* BEGIN *
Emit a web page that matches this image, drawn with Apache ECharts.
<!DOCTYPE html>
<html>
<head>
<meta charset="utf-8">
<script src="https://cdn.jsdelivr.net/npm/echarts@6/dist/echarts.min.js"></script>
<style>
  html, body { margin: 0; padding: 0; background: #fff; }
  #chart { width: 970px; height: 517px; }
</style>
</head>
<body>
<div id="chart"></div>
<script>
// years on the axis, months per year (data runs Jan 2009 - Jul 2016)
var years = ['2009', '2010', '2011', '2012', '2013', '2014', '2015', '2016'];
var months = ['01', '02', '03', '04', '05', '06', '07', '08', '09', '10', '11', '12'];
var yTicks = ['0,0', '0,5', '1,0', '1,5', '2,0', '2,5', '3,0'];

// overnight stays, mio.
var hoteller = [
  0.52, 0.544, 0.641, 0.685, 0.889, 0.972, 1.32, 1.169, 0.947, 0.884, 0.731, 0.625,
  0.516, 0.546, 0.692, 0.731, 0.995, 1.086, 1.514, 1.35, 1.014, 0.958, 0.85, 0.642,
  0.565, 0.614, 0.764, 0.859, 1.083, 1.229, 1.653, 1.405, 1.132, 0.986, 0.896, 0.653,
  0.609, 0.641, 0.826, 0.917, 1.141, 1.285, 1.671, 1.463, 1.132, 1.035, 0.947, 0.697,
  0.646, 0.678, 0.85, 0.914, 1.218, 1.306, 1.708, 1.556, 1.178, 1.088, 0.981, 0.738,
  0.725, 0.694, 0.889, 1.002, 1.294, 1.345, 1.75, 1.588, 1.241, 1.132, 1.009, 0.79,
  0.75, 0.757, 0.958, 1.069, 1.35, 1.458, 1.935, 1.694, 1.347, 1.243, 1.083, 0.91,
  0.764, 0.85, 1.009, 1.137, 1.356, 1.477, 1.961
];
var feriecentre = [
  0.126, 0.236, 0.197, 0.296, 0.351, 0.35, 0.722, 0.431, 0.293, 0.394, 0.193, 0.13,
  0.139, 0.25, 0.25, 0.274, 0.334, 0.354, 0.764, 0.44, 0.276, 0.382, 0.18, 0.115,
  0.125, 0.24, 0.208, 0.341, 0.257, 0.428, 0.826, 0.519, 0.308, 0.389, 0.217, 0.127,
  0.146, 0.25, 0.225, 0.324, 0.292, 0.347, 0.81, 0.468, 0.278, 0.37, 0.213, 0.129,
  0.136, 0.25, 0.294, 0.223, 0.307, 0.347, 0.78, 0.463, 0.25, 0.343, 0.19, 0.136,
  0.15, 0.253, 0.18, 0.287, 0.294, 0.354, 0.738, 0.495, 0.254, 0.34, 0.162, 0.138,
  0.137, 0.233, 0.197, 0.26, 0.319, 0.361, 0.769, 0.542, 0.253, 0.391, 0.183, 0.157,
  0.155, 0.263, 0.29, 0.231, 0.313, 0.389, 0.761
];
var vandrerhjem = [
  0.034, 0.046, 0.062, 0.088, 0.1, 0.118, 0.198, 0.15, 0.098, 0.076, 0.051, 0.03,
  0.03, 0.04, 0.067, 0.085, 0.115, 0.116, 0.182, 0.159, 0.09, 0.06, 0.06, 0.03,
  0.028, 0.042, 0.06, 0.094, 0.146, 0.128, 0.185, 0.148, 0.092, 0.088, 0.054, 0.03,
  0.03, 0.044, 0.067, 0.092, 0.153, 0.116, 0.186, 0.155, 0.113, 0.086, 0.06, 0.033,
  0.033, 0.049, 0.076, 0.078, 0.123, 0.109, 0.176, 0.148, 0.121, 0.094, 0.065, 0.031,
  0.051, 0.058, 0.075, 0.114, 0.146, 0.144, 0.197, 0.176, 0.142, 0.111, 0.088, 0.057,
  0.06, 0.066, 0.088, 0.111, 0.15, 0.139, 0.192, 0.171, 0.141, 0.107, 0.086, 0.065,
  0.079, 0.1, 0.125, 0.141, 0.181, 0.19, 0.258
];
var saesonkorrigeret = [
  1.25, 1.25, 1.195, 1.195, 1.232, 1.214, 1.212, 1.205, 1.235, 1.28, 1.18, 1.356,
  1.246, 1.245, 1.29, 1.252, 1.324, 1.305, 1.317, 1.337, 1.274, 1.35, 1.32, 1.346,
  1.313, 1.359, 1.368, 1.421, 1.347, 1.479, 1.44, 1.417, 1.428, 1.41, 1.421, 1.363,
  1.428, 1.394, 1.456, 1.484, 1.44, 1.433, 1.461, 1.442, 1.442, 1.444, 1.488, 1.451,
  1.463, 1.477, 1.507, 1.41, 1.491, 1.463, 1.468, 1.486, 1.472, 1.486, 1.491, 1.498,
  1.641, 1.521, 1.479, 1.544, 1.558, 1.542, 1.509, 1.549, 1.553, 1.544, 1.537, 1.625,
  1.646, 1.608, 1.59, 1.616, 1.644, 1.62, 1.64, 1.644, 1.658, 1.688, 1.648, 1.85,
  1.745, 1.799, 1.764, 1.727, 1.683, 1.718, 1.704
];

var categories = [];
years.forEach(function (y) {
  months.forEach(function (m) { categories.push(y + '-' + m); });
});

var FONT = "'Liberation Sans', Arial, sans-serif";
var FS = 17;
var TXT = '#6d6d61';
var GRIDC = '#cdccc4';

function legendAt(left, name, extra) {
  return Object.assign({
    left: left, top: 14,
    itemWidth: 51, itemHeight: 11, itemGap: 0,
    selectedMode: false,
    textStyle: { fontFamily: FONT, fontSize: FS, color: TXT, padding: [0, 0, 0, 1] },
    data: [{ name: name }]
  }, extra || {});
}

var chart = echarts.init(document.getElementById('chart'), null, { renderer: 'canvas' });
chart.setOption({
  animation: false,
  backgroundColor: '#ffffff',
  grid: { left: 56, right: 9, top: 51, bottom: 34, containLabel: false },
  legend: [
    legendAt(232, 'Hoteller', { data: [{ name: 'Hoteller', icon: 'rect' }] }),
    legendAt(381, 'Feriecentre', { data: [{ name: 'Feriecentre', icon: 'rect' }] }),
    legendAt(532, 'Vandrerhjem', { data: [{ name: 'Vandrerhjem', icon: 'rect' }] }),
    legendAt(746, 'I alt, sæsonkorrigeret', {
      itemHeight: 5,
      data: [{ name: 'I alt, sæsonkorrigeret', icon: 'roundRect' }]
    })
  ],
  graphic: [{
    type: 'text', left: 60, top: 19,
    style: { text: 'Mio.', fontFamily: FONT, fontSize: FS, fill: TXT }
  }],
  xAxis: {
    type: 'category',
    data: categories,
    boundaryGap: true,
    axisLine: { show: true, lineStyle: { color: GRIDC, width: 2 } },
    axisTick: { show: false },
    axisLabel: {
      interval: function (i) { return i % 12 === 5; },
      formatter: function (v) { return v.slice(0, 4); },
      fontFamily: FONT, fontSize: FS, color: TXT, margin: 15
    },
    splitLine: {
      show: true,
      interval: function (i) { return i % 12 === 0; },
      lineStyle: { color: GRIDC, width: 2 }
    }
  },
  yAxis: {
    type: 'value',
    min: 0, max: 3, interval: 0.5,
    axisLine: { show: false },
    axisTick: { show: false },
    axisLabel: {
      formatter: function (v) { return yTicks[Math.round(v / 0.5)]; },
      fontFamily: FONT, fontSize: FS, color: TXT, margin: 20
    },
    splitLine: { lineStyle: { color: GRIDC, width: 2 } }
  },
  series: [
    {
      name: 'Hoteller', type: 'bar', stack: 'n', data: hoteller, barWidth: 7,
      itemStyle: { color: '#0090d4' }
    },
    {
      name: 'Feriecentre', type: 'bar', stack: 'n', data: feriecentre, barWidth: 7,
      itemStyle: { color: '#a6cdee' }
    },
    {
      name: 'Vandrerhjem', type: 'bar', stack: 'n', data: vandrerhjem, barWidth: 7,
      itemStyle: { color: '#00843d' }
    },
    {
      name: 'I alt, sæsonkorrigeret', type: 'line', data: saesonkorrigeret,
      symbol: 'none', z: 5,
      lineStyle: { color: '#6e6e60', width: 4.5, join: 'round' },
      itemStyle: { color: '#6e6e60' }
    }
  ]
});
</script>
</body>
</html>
* END *
* BEGIN *
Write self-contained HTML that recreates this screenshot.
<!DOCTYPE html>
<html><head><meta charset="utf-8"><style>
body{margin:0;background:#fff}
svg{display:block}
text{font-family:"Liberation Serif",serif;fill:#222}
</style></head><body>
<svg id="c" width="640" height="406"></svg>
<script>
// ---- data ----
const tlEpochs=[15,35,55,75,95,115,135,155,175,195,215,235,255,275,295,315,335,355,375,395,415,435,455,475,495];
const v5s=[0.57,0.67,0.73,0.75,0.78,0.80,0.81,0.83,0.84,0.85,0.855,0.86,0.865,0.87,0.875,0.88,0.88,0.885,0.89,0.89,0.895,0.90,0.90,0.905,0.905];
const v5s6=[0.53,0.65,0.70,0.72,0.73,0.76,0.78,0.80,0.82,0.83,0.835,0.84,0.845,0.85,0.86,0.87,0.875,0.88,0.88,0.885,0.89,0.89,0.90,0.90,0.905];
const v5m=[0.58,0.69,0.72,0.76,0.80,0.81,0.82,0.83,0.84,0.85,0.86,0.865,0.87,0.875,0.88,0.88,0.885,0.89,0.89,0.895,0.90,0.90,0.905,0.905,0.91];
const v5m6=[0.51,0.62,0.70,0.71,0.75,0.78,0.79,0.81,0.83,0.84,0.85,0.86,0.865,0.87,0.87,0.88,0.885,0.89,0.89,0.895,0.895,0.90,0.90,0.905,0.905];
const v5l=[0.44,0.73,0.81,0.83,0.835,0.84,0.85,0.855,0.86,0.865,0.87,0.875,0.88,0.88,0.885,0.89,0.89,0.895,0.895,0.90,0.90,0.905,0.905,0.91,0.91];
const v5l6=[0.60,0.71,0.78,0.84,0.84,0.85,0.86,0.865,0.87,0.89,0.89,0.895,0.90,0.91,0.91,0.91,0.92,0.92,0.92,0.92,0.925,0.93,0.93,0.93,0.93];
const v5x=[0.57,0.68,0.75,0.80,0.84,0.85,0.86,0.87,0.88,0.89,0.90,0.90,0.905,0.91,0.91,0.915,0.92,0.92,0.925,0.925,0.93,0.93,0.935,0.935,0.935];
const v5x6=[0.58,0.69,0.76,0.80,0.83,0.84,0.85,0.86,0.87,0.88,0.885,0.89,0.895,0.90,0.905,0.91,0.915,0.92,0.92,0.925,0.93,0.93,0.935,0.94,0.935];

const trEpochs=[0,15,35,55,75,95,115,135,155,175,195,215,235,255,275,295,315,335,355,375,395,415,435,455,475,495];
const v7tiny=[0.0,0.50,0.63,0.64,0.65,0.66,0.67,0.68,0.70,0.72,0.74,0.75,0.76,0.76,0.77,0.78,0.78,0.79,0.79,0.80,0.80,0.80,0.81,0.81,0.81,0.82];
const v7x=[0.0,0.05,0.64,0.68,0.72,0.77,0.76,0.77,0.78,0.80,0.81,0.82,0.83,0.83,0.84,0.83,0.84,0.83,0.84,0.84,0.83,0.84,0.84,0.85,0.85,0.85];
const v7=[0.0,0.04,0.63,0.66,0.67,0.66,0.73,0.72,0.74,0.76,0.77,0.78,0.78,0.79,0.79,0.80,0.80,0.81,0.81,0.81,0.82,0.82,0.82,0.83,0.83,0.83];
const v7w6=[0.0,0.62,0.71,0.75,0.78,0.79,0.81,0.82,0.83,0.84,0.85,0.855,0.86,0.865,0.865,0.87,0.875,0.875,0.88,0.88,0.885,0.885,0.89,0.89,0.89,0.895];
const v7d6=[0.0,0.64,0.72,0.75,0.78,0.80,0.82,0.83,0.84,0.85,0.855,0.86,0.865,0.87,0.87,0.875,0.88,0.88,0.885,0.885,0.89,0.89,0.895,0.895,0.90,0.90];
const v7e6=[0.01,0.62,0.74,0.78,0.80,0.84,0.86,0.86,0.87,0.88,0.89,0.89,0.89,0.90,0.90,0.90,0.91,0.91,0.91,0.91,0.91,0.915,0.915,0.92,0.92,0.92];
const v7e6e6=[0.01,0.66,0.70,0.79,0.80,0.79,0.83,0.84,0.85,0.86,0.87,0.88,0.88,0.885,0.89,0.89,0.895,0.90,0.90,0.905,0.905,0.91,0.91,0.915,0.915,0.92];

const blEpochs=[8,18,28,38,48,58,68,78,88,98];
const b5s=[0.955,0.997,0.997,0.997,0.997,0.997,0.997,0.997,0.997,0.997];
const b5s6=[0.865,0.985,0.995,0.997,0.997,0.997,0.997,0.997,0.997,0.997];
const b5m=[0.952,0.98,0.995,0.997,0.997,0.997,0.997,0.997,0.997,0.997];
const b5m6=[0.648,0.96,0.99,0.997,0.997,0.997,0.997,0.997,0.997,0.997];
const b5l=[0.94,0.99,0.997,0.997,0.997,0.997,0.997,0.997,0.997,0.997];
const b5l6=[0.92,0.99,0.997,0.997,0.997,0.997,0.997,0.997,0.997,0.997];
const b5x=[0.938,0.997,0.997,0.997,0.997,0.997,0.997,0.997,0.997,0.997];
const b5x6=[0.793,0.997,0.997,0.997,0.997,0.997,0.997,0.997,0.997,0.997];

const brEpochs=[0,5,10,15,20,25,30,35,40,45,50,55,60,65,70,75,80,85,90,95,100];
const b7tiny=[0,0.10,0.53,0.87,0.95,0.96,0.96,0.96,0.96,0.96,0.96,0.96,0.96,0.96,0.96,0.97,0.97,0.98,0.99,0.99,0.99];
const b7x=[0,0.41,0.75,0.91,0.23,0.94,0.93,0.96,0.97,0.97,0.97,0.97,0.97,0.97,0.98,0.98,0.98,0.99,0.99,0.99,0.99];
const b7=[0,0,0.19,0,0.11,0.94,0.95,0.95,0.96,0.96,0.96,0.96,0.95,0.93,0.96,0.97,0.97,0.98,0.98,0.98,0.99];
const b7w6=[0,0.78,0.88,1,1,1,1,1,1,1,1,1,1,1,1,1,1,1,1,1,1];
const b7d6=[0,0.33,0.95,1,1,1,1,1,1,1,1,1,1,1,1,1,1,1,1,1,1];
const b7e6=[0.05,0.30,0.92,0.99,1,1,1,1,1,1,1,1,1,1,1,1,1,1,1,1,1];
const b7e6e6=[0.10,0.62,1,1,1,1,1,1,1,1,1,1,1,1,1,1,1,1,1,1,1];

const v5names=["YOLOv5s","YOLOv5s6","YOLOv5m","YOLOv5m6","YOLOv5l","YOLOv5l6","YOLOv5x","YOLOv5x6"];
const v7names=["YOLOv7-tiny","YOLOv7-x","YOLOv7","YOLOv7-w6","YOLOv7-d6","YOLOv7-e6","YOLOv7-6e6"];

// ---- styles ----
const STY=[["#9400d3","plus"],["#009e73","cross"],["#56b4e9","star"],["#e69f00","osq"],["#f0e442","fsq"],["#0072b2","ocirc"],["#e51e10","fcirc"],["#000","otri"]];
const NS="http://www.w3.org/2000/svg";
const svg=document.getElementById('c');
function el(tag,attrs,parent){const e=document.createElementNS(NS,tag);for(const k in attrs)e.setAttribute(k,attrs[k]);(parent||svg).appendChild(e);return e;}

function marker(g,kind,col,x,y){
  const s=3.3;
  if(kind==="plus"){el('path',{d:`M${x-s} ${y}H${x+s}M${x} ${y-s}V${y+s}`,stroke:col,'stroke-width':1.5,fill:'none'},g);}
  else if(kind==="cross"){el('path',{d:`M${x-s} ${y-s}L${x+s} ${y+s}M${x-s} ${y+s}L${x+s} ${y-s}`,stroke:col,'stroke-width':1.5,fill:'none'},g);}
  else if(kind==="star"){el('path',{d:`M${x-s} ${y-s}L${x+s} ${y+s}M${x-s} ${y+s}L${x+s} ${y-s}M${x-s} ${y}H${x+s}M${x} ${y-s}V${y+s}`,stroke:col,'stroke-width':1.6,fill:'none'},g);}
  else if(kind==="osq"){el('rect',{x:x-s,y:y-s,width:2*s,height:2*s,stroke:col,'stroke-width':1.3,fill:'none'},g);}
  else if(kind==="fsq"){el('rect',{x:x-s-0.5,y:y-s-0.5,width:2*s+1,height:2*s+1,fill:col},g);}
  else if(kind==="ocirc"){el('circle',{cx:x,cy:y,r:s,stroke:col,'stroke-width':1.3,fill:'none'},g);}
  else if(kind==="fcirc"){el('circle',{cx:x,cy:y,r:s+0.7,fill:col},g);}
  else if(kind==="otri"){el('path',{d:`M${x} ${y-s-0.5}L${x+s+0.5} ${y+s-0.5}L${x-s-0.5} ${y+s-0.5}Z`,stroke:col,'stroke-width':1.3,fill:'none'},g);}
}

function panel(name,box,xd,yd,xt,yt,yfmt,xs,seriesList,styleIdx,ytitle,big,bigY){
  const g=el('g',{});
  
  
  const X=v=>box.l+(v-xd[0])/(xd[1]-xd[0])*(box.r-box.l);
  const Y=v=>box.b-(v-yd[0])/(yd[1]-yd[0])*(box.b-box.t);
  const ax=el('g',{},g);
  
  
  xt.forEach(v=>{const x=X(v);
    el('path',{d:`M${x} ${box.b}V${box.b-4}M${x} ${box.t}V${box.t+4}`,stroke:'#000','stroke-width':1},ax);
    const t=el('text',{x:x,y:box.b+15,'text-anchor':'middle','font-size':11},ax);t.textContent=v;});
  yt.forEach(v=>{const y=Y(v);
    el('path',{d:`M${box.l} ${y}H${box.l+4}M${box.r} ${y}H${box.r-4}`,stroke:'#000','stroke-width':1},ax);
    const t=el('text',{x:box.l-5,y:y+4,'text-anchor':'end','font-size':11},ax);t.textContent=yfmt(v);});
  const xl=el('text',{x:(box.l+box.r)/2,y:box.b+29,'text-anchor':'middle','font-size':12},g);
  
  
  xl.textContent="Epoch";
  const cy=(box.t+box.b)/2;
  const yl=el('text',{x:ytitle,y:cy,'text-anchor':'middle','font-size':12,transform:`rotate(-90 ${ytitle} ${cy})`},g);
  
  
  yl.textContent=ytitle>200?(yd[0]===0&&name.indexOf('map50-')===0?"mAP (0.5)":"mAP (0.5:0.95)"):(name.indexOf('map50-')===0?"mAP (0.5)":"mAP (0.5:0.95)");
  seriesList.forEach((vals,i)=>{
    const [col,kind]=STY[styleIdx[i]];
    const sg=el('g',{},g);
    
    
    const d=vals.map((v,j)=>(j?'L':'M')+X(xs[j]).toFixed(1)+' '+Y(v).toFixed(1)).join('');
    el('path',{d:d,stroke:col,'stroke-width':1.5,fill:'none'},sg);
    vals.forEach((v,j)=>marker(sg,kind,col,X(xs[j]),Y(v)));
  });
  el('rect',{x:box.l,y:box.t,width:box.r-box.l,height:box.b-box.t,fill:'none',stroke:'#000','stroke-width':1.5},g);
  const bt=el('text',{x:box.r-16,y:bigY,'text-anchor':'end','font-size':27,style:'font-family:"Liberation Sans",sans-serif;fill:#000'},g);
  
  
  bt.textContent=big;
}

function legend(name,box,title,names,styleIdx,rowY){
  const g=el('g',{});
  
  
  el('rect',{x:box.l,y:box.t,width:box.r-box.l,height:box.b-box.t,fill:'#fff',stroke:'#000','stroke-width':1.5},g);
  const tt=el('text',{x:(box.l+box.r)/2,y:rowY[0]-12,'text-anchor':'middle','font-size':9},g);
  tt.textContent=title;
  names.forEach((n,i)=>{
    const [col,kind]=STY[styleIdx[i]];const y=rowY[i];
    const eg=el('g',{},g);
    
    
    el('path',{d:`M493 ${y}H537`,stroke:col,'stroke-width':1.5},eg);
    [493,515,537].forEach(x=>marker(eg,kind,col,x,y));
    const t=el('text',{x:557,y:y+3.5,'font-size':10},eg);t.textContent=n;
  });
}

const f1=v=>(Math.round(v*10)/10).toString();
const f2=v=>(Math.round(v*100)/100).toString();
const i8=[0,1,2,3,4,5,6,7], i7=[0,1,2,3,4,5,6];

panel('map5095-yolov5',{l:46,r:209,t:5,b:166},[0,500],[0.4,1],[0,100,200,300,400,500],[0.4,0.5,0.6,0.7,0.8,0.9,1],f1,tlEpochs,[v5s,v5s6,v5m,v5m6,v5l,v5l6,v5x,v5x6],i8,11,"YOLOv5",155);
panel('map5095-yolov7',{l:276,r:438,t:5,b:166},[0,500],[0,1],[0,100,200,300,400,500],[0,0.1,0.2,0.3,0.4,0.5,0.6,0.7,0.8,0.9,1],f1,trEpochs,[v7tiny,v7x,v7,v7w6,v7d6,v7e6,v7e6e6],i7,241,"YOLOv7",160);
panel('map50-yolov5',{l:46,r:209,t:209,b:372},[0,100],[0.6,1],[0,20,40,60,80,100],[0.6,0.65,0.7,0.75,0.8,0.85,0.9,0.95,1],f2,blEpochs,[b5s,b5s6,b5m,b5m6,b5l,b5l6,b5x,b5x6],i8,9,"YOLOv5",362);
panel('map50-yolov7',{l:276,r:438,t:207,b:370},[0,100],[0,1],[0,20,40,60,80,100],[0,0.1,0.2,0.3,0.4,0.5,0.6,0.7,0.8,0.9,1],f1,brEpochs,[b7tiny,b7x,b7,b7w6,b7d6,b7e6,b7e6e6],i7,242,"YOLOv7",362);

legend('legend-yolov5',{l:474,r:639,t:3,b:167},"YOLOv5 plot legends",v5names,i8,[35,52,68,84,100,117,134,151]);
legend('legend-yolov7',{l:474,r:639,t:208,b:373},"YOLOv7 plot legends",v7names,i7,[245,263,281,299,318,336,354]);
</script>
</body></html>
* END *
The line with "Emit a web page" marks the start and the line with "var yTicks = ['0,0', '0,5', '1,0', '1,5', '2,0', '2,5', '3,0'];" marks the end; transcribe every line in that stretch, unchanged.

Emit a web page that matches this image, drawn with Apache ECharts.
<!DOCTYPE html>
<html>
<head>
<meta charset="utf-8">
<script src="https://cdn.jsdelivr.net/npm/echarts@6/dist/echarts.min.js"></script>
<style>
  html, body { margin: 0; padding: 0; background: #fff; }
  #chart { width: 970px; height: 517px; }
</style>
</head>
<body>
<div id="chart"></div>
<script>
// years on the axis, months per year (data runs Jan 2009 - Jul 2016)
var years = ['2009', '2010', '2011', '2012', '2013', '2014', '2015', '2016'];
var months = ['01', '02', '03', '04', '05', '06', '07', '08', '09', '10', '11', '12'];
var yTicks = ['0,0', '0,5', '1,0', '1,5', '2,0', '2,5', '3,0'];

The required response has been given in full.